Ferrigno paints a compelling picture, but some important questions are unanswered. Most critical is, “How did we get there from here?”

He says the wave of conversions actually started before the 2015 attacks, when an Oscar-winning actress announced her conversion during her acceptance speech. All well and good, but if Hollywood stars actually carried that much weight, most of the country would have converted to Scientology by now. Tom Cruise’s religion must be at least as likely to catch on as Islam would be.

It’s also unclear what keeps the peace along the giant border between the two competing versions of the United States. Major battles in Newark and Chicago are mentioned -- but why no fighting near Louisville?

Those quibbles aside, Ferrigno does make several astute observations. A Seattle cop mentions that under the former government, artists were actually paid tax money to dip crucifixes in urine. Such blasphemy, he notes, would never happen under the 2040 regime.

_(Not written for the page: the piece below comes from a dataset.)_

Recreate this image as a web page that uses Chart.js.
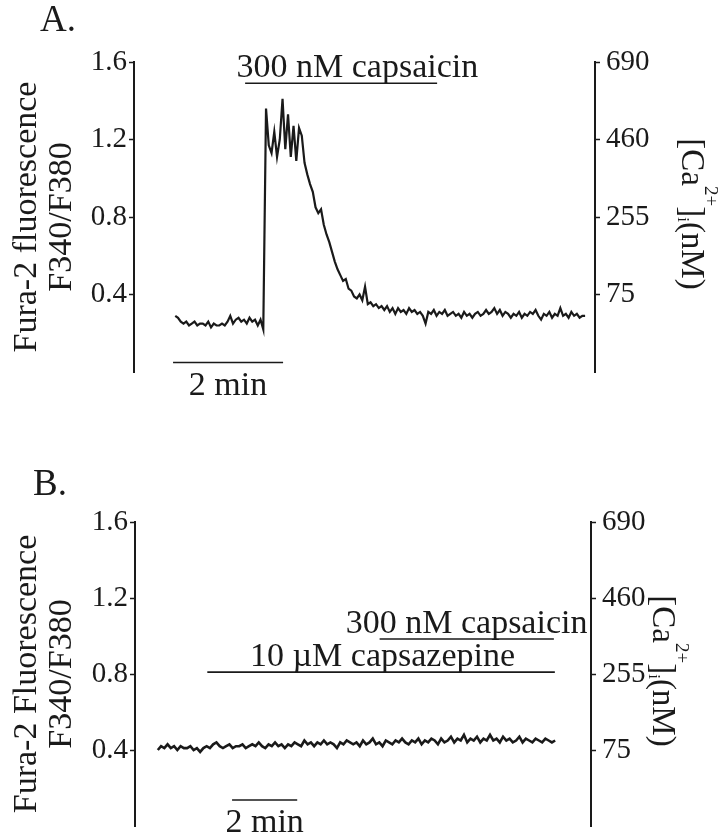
<!DOCTYPE html>
<html>
<head>
<meta charset="utf-8">
<script src="https://cdn.jsdelivr.net/npm/chart.js@4.4.0/dist/chart.umd.min.js"></script>
<style>
body{margin:0;background:#fff;width:725px;height:839px;overflow:hidden;position:relative}
.box{position:absolute;left:0;width:725px}
#boxA{top:0;height:430px}
#boxB{top:430px;height:430px}
</style>
</head>
<body>
<div class="box" id="boxA"><canvas id="chartA"></canvas></div>
<div class="box" id="boxB"><canvas id="chartB"></canvas></div>
<script>

// panel A : F340/F380 ratio, one reading every 0.05 min starting at 0.75 min
const aStart=0.75
const aStep=0.05
const ratioA=[
// resting
0.29,0.28,0.26,0.25,0.26,0.24,0.25,0.26,0.24,0.25,
0.25,0.24,0.26,0.23,0.25,0.24,0.24,0.25,0.24,0.26,
0.29,0.25,0.27,0.28,0.26,0.27,0.25,0.28,0.26,0.27,
0.24,0.27,0.22,
// capsaicin response
1.36,1.17,1.13,1.24,1.11,1.20,1.41,1.15,1.33,1.11,
1.27,1.09,1.26,1.22,
// recovery
1.08,1.02,0.97,0.93,0.85,0.82,0.84,0.76,0.71,0.67,
0.62,0.57,0.53,0.50,0.47,0.48,0.43,0.42,0.39,0.38,
0.40,0.37,0.44,0.35,0.36,0.34,0.35,0.33,0.34,
0.32,0.34,0.31,0.33,0.30,0.33,0.31,0.32,0.30,0.33,
0.31,0.32,0.30,0.31,0.29,0.25,0.31,0.30,0.32,0.29,
0.31,0.30,0.32,0.29,0.30,0.31,0.29,0.30,0.28,0.31,
0.29,0.30,0.28,0.30,0.31,0.29,0.30,0.32,0.30,0.31,
0.33,0.30,0.32,0.29,0.31,0.30,0.28,0.30,0.29,0.31,
0.28,0.30,0.29,0.31,0.30,0.32,0.29,0.27,0.30,0.29,
0.31,0.28,0.30,0.29,0.33,0.29,0.30,0.28,0.31,0.29,
0.30,0.28,0.29,0.29
]

// panel B : one reading every 0.1 min starting at 0.7 min
const bStart=0.7
const bStep=0.1
const ratioB=[
0.40,0.42,0.41,0.43,0.41,0.42,0.40,0.42,0.41,0.41,
0.42,0.40,0.41,0.39,0.41,0.42,0.41,0.43,0.44,0.42,
0.41,0.42,0.43,0.41,0.42,0.42,0.43,0.41,0.42,0.43,
0.42,0.44,0.42,0.41,0.43,0.42,0.44,0.42,0.43,0.41,
0.43,0.42,0.44,0.43,0.42,0.45,0.43,0.44,0.42,0.44,
0.43,0.45,0.43,0.44,0.43,0.41,0.44,0.43,0.45,0.44,
0.43,0.44,0.42,0.45,0.43,0.44,0.46,0.43,0.44,0.42,
0.45,0.44,0.43,0.45,0.44,0.46,0.44,0.43,0.45,0.44,
0.46,0.43,0.45,0.44,0.46,0.45,0.43,0.46,0.44,0.45,
0.47,0.44,0.46,0.45,0.48,0.44,0.46,0.45,0.47,0.44,
0.46,0.45,0.48,0.45,0.46,0.44,0.47,0.45,0.46,0.44,
0.45,0.47,0.44,0.46,0.45,0.44,0.46,0.45,0.44,0.46,
0.45,0.44,0.45
]

const ratioTicks=[0.4,0.8,1.2,1.6]
const caTicks=["75","255","460","690"]

// drug application bars (minutes) and the level they sit at (ratio units)
const drugsA=[{text:"300 nM capsaicin",from:2.02,to:5.51,level:1.49,textAt:4.06}]
const drugsB=[
{text:"10 µM capsazepine",from:2.22,to:12.89,level:0.81,textAt:7.6},
{text:"300 nM capsaicin",from:7.51,to:12.86,level:0.984,textAt:10.18}
]
const scaleBarA={from:0.71,to:2.71,level:0.049}
const scaleBarB={from:2.98,to:4.98,level:0.137}

const ink="#1a1a1a"
const serif='"Liberation Serif","Times New Roman",serif'


function decoPlugin(cfg){

return {
id:"deco",
afterDraw(chart){

let ctx=chart.ctx
let x=chart.scales.x
let y=chart.scales.y
let area=chart.chartArea

ctx.save()
ctx.fillStyle=ink
ctx.textBaseline="alphabetic"

// drug labels
ctx.font="34px "+serif
ctx.textAlign="center"
cfg.drugs.forEach(d=>{
ctx.fillText(d.text,x.getPixelForValue(d.textAt),y.getPixelForValue(d.level)-6)
})

// time scale bar label
let b=cfg.bar
ctx.fillText("2 min",x.getPixelForValue((b.from+b.to)/2),y.getPixelForValue(b.level)+32)

// panel letter
ctx.textAlign="left"
ctx.font="37px "+serif
ctx.fillText(cfg.letter,cfg.letterX,cfg.letterY)

// right axis title [Ca2+]i (nM), reading downwards
let parts=[
["[Ca",33,0],
["2+",19,-23],
["]",33,0],
["i",17,4],
["(nM)",33,0]
]
let total=0
parts.forEach(p=>{ctx.font=p[1]+"px "+serif;total+=ctx.measureText(p[0]).width})
ctx.translate(area.right+cfg.caOffset,(area.top+area.bottom)/2-3)
ctx.rotate(Math.PI/2)
let pos=-total/2
parts.forEach(p=>{
ctx.font=p[1]+"px "+serif
ctx.fillText(p[0],pos,p[2])
pos+=ctx.measureText(p[0]).width
})

ctx.restore()

}
}

}


function makeChart(id,cfg){

let trace=cfg.ratio.map((v,i)=>({x:cfg.start+i*cfg.step,y:v}))

let datasets=[{
data:trace,
borderColor:ink,
borderWidth:cfg.traceW,
pointRadius:0,
tension:0
}]

cfg.drugs.forEach(d=>{
datasets.push({
data:[{x:d.from,y:d.level},{x:d.to,y:d.level}],
borderColor:ink,
borderWidth:1.6,
pointRadius:0
})
})

datasets.push({
data:[{x:cfg.bar.from,y:cfg.bar.level},{x:cfg.bar.to,y:cfg.bar.level}],
borderColor:ink,
borderWidth:1.6,
pointRadius:0
})

let tickFont={family:serif,size:29}

return new Chart(document.getElementById(id),{

type:"line",

data:{datasets:datasets},

options:{
responsive:true,
maintainAspectRatio:false,
animation:false,
layout:{padding:{top:cfg.padTop,bottom:cfg.padBottom,left:0,right:0}},
plugins:{legend:{display:false},tooltip:{enabled:false}},
scales:{
x:{type:"linear",display:false,min:0,max:cfg.xMax},
y:{
position:"left",
min:0,
max:1.6,
afterBuildTicks:s=>{s.ticks=ratioTicks.map(v=>({value:v}))},
afterFit:s=>{s.width=cfg.leftW},
border:{display:true,color:ink,width:2},
grid:{drawOnChartArea:false,drawTicks:true,tickLength:5,tickWidth:1.5,tickColor:ink},
ticks:{color:ink,font:tickFont,padding:2,callback:v=>v.toFixed(1)},
title:{
display:true,
text:cfg.yTitle,
color:ink,
font:{family:serif,size:34,lineHeight:1.05},
padding:{top:9,bottom:0}
}
},
y2:{
position:"right",
min:0,
max:1.6,
afterBuildTicks:s=>{s.ticks=ratioTicks.map(v=>({value:v}))},
afterFit:s=>{s.width=cfg.rightW},
border:{display:true,color:ink,width:2},
grid:{drawOnChartArea:false,drawTicks:true,tickLength:5,tickWidth:1.5,tickColor:ink},
ticks:{color:ink,font:tickFont,padding:6,callback:(v,i)=>caTicks[i]}
}
}
},

plugins:[decoPlugin(cfg)]

})

}


makeChart("chartA",{
ratio:ratioA,start:aStart,step:aStep,traceW:2.2,
drugs:drugsA,bar:scaleBarA,
xMax:8.38,
padTop:62,padBottom:58,leftW:134,rightW:130,
yTitle:["Fura-2 fluorescence","F340/F380"],
letter:"A.",letterX:40,letterY:31,
caOffset:87
})

makeChart("chartB",{
ratio:ratioB,start:bStart,step:bStep,traceW:2.6,
drugs:drugsB,bar:scaleBarB,
xMax:14,
padTop:92,padBottom:34,leftW:135,rightW:134,
yTitle:["Fura-2 Fluorescence","F340/F380"],
letter:"B.",letterX:33,letterY:65,
caOffset:62
})

</script>
</body>
</html>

Also, San Francisco under Islamic rule is a fundamentalist hotbed. Homosexuals are frequently executed there -- a development that might not surprise another author, Bruce Bawer, a homosexual now living in Europe.

His latest book is “While Europe Slept: How Radical Islam is Destroying the West from Within.” As Bawer wrote on his Web site, “If fundamentalist Muslims in Europe do not carry out these punishments (executing homosexuals), it is not because they’ve advanced beyond such thinking, but because they don’t have the power.” In “Assassin,” Ferrigno anticipates the Islamic takeover of the continent by noting that as far back as the 1970s, a clever leader encouraged Muslims to emigrate to, but not to integrate with, Europe.

Anything can happen between now and 2040. It seems unlikely that the United States we turn over to our children will be an Islamic republic. But “Prayers for the Assassin” is good read and a timely warning of what could happen unless we’re careful. Since, as Jefferson said, “The price of freedom is eternal vigilance.”